立ち居振る舞いにスキがなく、360度完璧に見えるということは、つまりそれだけ常に他人に求められる自分であろうと、張り詰めたストレス度の高い生き方だったのではないか。





誰でも、忙しさやいろいろなものに負けそうになって落ち込んで「よくわからなくなった、逃げたい!」となるかもしれません。でもそこからさらに頑張る、というところまでいかないとだめなんだと、僕は思っています。



これは2013年の彼の弁ですね。

かなり頑張ってる生き方だと思う。


「助けて、というのも勇気、それを言えたら」というのが、2020年4月の彼の言葉ですね。


なんとなくですけど、もう「助けて」と言わないと自分自身もたない、やばいというのは感じてるけど、結局言えなかったのかなと感じてしまいます。


ブラック企業勤めで、ある日、電車に飛び込もうとして危なかったという人のTwitter漫画を読んだことがありますが、逃げたい、辛い、でもまだ頑張れる、、、を繰り返してるうちに、だんだん視野狭窄がおこってくる。
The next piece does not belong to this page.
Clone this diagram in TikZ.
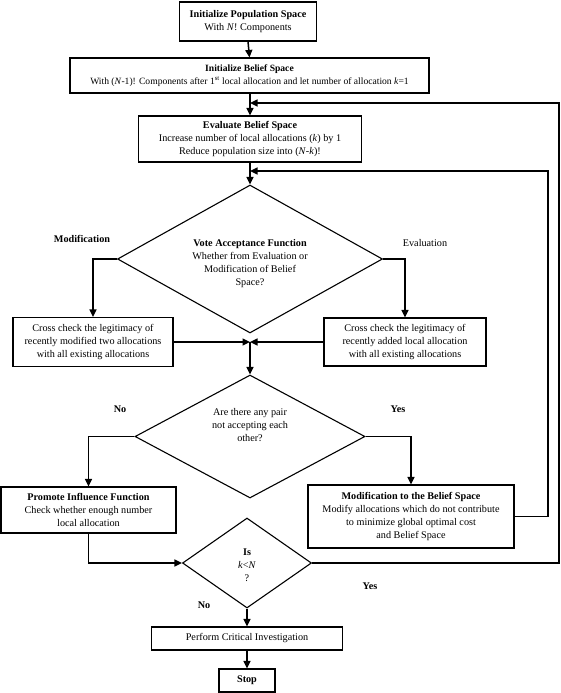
\documentclass[tikz,border=0pt]{standalone}
\usepackage{fontspec}
\setmainfont{Liberation Serif}
\usetikzlibrary{shapes.geometric,arrows.meta}
\begin{document}
\begin{tikzpicture}[x=1pt,y=-1pt,
  every node/.style={font=\fontsize{10.2}{13}\selectfont},
  box/.style={draw,line width=1.1pt,rectangle,align=center,inner sep=1pt},
  dia/.style={draw,line width=1.1pt,diamond,inner sep=0pt,aspect=1},
  lbl/.style={align=center,inner sep=0pt},
  arr/.style={line width=1.5pt,-{Triangle[length=7.5pt,width=7pt]}},
  ln/.style={line width=1.5pt}]
\useasboundingbox (0,0) rectangle (561,693);
% boxes
\node[box,minimum width=137pt,minimum height=39pt] (b1) at (248,21.5)
  {\textbf{Initialize Population Space}\\With \textit{N}! Components};
\node[box,minimum width=359pt,minimum height=35pt,font=\fontsize{9.6}{13}\selectfont] (b2) at (249.5,75.5)
  {\textbf{Initialize Belief Space}\\With (\textit{N}-1)! Components after 1\textsuperscript{st} local allocation and let number of allocation \textit{k}=1};
\node[box,minimum width=223pt,minimum height=46pt] (b3) at (250,139)
  {\textbf{Evaluate Belief Space}\\Increase number of local allocations (\textit{k}) by 1\\Reduce population size into (\textit{N}-\textit{k})!};
\node[dia,minimum width=265pt,minimum height=148pt] (d1) at (250,259) {};
\node[lbl] (d1t) at (250,264)
  {\textbf{Vote Acceptance Function}\\Whether from Evaluation or\\Modification of Belief\\Space?};
\node[box,minimum width=160pt,minimum height=49pt] (bL) at (93,342)
  {Cross check the legitimacy of\\recently modified two allocations\\with all existing allocations};
\node[box,minimum width=162pt,minimum height=48pt] (bR) at (405,342)
  {Cross check the legitimacy of\\recently added local allocation\\with all existing allocations};
\coordinate (m) at (250,342);
\node[dia,minimum width=230pt,minimum height=123pt] (d2) at (250,436.5) {};
\node[lbl] (d2t) at (250,425)
  {Are there any pair\\not accepting each\\other?};
\node[box,minimum width=175pt,minimum height=46pt] (bP) at (88.5,510)
  {\textbf{Promote Influence Function}\\Check whether enough number\\local allocation};
\node[box,minimum width=206pt,minimum height=63pt] (bM) at (411,516.5)
  {\textbf{Modification to the Belief Space}\\Modify allocations which do not contribute\\to minimize global optimal cost\\and Belief Space};
\node[dia,minimum width=129pt,minimum height=90pt] (d3) at (247,563) {};
\node[lbl] (d3t) at (247,565) {\textbf{Is}\\\textit{k}<\textit{N}\\?};
\node[box,minimum width=191pt,minimum height=23pt] (bC) at (247,638.5)
  {Perform Critical Investigation};
\node[box,minimum width=56pt,minimum height=23pt] (bS) at (247,680.5)
  {\textbf{Stop}};
% labels
\node[lbl] (lm) at (82,239) {\textbf{Modification}};
\node[lbl] (le) at (425,243) {Evaluation};
\node[lbl] (ln1) at (120,409) {\textbf{No}};
\node[lbl] (ly1) at (398,409) {\textbf{Yes}};
\node[lbl] (ly2) at (370,586) {\textbf{Yes}};
\node[lbl] (ln2) at (204,605) {\textbf{No}};
% feedback coordinates
\coordinate (f1) at (250,103);
\coordinate (f2) at (250,171);
\coordinate (c1) at (548,171);
\coordinate (c2) at (559,103);
% connectors
\draw[arr] (b1.south) -- (b2.north);
\draw[arr] (b2.south -| b3.north) -- (b3.north);
\draw[arr] (b3.south) -- (d1.north);
\draw[arr] (d1.west) -| (bL.north);
\draw[arr] (d1.east) -| (bR.north);
\draw[arr] (bL.east) -- (m);
\draw[arr] (bR.west) -- (m);
\draw[arr] (m) -- (d2.north);
\draw[arr] (d2.west) -| (bP.north);
\draw[arr] (d2.east) -| (bM.north);
\draw[arr] (bP.south) |- (d3.west);
\draw[arr] (bM.east) -| (c1) -- (f2);
\draw[arr] (d3.east) -| (c2) -- (f1);
\draw[arr] (d3.south) -- (bC.north);
\draw[arr] (bC.south) -- (bS.north);
\end{tikzpicture}
\end{document}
逃げ道はどこにもない、自分には茨の道を歩き続けるしか選択肢がなく、でももう無理だ、もう歩けない、楽になりたいと思った時に、選択肢は「死」しか思いつかないところまで来てしまう。


わかりません。


ただあともう一つショックを受けたのは、「自宅のクローゼットで首つり」という具体的な報道。


自宅で死亡が確認されました、遺書のようなものが見つかっている。


だと確かに人気者であればあるほど、病死か、事故死か、暗殺か、など疑惑を呼ぶだろうから、きちんと疑念の余地がない形で報道するのは、いいことにも思うが、一方で自殺願望を持ってる人たちにインスピレーションを与えてしまうのでないか、、青少年に強烈なインパクトを与えすぎではないかと危惧してしまう。



ただ逆に、苦しい、辛い、と今現在思っている人たちに、逆のインパクトを与えたかもしれない。

つまり、どんなに人生に成功していて、若さも健康も仕事も名声も金も美も能力も、すべてを持っているように見える人だって、他人からはうかがい知ることができない苦悩がある。

首吊り自殺のほうを選ぶくらいの苦しさがあった。


自分ばっかりが苦しいように感じて、近視眼的になってた人は、誰しもが己の地獄を抱えていることに気づいて、人にやさしくなれるかもしれない。


そして、あまりにも勿体ない彼の選択に、逃げたってよかったのに、無責任と思われようが、人格を疑われようが、甘えてると思われようが、居場所がなくなろうが、どこかでひっそり生きてさえいれば、また生きたいとおもえたり、やりたいと思えることが見つかったり、やれると思う道が見つかったりしただろうに、とだれもが思うだろう。

それをきっと、己に当てはめることもできるんじゃないかね。


期待を一身に背負っている人であっても、もちろん、期待を全然背負ってない、誰からもたいしたことを期待されてない人だったら余計にハードル低く逃げられるんだよ。


みんな逃げよう。

それが、逃げるハードルを低くする日本社会の構築につながる。


東南アジアを見てみろよ。

みんな、嫌だと思ったらいとも簡単に仕事を辞める。


そうやってみんながさっさと辞めるから、ジョブホッピングなんて当たり前だし、

逆に次に人を雇う時だって、「この人、前の会社をすぐ辞めた」とかは日本ほど厳しくマイナスにならない。


さらには、出戻りさんにも寛容だったよ。

つまり一旦やめて、また同じ会社に戻ってくるとかに対しても、寛容。


あとは、バッシング耐性をつけよう。

昔のように土地に縛り付けられる生き方をしていたら、村八分になったらかなり苦しかったかもしれないけど、

今はもっと軽やかに生きていけるはずだ。



NOというようになったら、逃げたら、誰からも好かれるということはなくなるだろう。

そして悪口も言われるかもしれない。

悪口を言われる自分を許容する。

それでもNOといえた自分を好きでいる。